- Task -
Begin with the first line of the material and copy each line word for word through the line that contains "const watermarkRight = '\u00A9"; the pictures are left out.

- Material for this task -

· · ·

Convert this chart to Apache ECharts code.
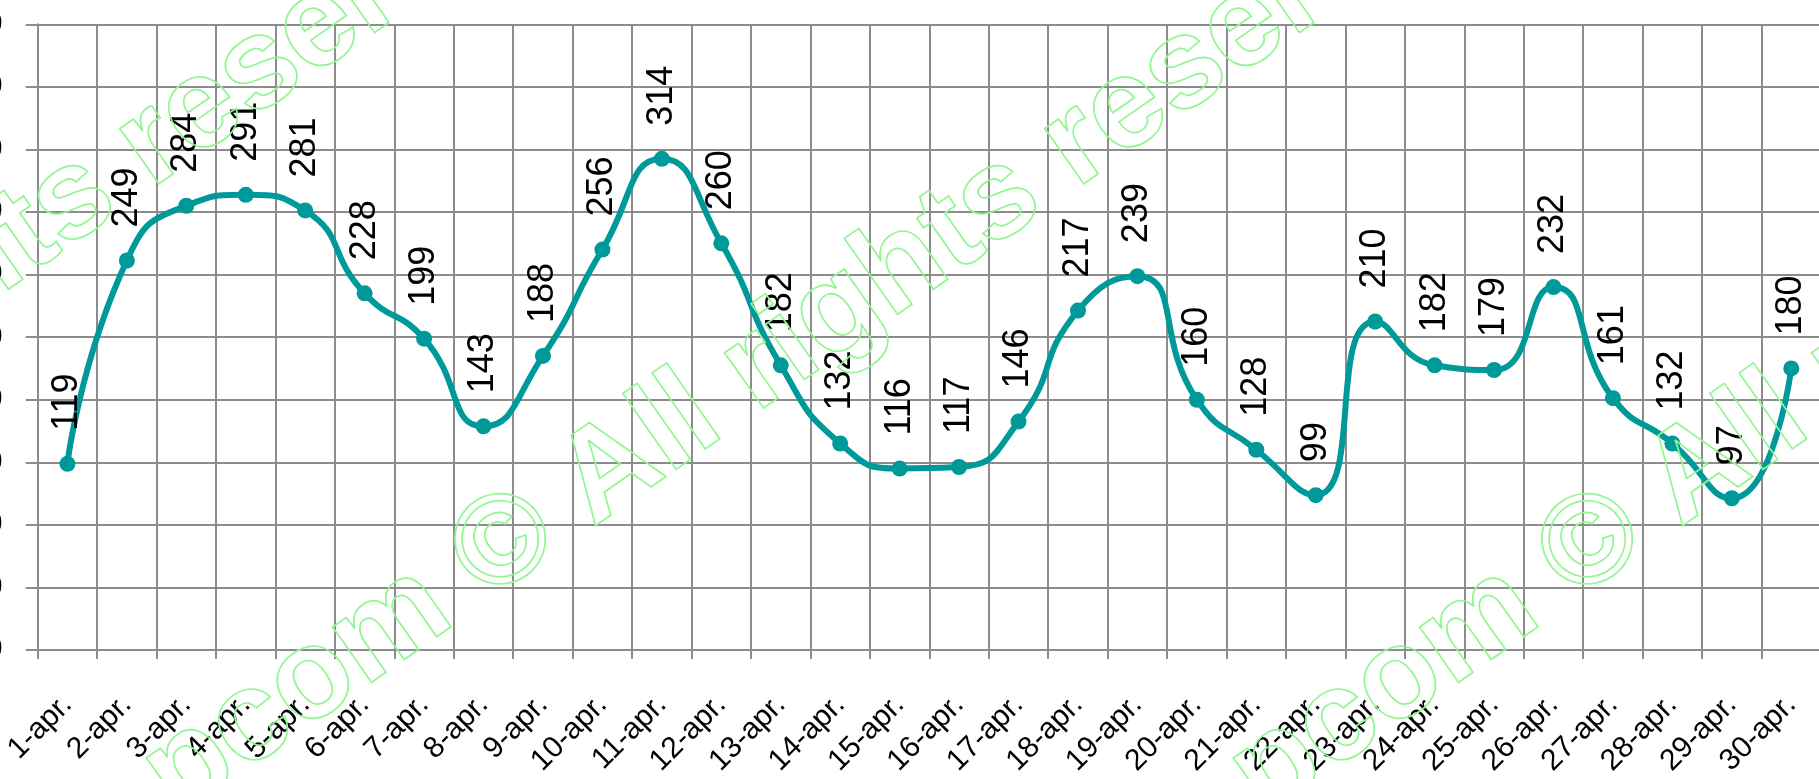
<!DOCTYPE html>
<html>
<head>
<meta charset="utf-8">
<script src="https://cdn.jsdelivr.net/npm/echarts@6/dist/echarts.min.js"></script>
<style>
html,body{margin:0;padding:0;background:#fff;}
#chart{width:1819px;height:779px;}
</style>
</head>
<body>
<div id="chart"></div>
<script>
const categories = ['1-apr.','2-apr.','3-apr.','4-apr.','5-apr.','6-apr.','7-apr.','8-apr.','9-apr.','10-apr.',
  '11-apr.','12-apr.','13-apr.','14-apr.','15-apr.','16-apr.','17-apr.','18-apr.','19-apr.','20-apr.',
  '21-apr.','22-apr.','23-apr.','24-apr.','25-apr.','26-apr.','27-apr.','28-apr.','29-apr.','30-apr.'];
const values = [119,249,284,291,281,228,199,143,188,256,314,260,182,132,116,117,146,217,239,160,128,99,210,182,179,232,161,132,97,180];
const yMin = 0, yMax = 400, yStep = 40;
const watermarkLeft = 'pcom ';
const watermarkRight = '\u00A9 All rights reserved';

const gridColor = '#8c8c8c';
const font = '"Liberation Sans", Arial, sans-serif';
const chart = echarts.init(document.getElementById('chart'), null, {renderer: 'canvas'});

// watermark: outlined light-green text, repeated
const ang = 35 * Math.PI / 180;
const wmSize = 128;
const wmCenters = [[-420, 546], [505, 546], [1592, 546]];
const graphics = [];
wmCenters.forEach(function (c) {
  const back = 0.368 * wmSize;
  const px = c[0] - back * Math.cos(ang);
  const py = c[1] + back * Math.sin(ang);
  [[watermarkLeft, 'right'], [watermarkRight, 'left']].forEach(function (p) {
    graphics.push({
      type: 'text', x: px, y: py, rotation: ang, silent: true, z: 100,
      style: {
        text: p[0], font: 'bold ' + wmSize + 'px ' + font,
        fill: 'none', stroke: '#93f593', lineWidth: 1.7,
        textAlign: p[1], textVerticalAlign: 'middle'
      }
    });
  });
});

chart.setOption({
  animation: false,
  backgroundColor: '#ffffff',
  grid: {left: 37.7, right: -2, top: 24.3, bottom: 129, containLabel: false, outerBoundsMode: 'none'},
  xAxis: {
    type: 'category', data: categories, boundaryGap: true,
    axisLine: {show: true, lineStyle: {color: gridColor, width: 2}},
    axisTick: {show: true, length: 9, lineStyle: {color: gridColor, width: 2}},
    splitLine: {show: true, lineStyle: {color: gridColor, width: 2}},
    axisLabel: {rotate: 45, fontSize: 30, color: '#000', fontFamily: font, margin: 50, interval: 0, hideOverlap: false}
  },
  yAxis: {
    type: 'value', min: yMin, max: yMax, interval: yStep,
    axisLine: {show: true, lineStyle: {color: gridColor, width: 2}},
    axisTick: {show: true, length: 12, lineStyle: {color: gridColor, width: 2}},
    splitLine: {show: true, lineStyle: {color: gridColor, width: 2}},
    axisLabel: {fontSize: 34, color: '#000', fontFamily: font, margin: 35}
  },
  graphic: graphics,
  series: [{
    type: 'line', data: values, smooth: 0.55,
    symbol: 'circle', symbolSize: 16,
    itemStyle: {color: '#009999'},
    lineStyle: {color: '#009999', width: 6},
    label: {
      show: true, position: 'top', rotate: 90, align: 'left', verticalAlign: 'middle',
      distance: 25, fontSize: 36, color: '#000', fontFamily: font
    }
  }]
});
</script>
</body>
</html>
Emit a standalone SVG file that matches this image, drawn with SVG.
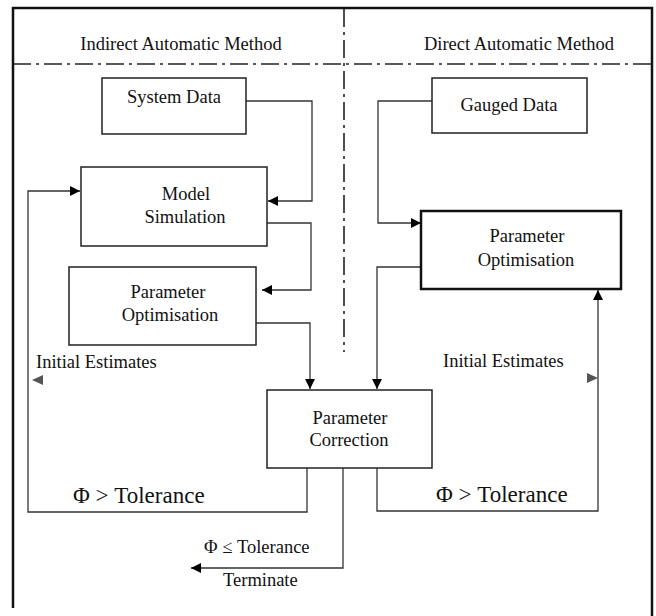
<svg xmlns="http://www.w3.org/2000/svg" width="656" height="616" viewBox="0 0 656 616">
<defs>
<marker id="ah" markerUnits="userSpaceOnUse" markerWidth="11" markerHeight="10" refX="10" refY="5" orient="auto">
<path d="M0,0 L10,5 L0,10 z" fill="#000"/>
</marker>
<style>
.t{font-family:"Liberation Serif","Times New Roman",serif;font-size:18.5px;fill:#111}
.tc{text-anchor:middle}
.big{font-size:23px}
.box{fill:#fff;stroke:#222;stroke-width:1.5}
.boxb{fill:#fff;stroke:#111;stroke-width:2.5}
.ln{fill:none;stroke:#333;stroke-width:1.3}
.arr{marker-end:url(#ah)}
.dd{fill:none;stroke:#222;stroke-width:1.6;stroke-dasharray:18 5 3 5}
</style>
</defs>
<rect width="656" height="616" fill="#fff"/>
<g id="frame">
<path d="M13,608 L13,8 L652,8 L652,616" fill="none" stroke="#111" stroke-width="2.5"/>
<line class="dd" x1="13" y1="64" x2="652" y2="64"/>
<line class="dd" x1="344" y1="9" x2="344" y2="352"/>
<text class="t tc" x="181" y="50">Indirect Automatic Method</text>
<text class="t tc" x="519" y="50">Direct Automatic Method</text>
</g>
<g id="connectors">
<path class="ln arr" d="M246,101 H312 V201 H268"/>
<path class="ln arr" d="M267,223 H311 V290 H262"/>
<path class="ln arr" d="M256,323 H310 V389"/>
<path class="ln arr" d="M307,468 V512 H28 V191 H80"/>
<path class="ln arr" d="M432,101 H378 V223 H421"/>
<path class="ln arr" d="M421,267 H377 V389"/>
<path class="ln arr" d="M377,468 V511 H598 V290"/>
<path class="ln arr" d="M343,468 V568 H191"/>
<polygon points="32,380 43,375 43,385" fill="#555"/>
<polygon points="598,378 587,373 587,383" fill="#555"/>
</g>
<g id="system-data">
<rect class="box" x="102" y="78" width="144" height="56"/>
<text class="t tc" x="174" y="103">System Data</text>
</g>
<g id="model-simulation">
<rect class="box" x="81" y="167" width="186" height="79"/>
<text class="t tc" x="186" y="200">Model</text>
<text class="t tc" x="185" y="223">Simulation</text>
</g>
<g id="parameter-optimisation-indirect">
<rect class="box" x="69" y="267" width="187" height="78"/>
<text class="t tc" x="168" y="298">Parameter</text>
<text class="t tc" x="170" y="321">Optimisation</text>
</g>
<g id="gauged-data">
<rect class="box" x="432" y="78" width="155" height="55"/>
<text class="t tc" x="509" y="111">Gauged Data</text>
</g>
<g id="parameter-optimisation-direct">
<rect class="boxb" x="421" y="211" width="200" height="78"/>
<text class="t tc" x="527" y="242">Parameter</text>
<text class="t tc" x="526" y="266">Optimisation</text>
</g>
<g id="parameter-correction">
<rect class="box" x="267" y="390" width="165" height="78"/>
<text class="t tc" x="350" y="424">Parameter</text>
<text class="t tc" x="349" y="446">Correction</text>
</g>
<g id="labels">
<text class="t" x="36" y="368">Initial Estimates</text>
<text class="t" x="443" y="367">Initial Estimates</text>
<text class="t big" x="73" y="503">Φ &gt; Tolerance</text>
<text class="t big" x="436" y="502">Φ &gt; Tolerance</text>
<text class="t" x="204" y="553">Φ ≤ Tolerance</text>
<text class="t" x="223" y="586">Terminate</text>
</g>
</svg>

· · ·

- Written response -
Convert this chart to Apache ECharts code.
<!DOCTYPE html>
<html>
<head>
<meta charset="utf-8">
<script src="https://cdn.jsdelivr.net/npm/echarts@6/dist/echarts.min.js"></script>
<style>
html,body{margin:0;padding:0;background:#fff;}
#chart{width:1819px;height:779px;}
</style>
</head>
<body>
<div id="chart"></div>
<script>
const categories = ['1-apr.','2-apr.','3-apr.','4-apr.','5-apr.','6-apr.','7-apr.','8-apr.','9-apr.','10-apr.',
  '11-apr.','12-apr.','13-apr.','14-apr.','15-apr.','16-apr.','17-apr.','18-apr.','19-apr.','20-apr.',
  '21-apr.','22-apr.','23-apr.','24-apr.','25-apr.','26-apr.','27-apr.','28-apr.','29-apr.','30-apr.'];
const values = [119,249,284,291,281,228,199,143,188,256,314,260,182,132,116,117,146,217,239,160,128,99,210,182,179,232,161,132,97,180];
const yMin = 0, yMax = 400, yStep = 40;
const watermarkLeft = 'pcom ';
const watermarkRight = '\u00A9 All rights reserved';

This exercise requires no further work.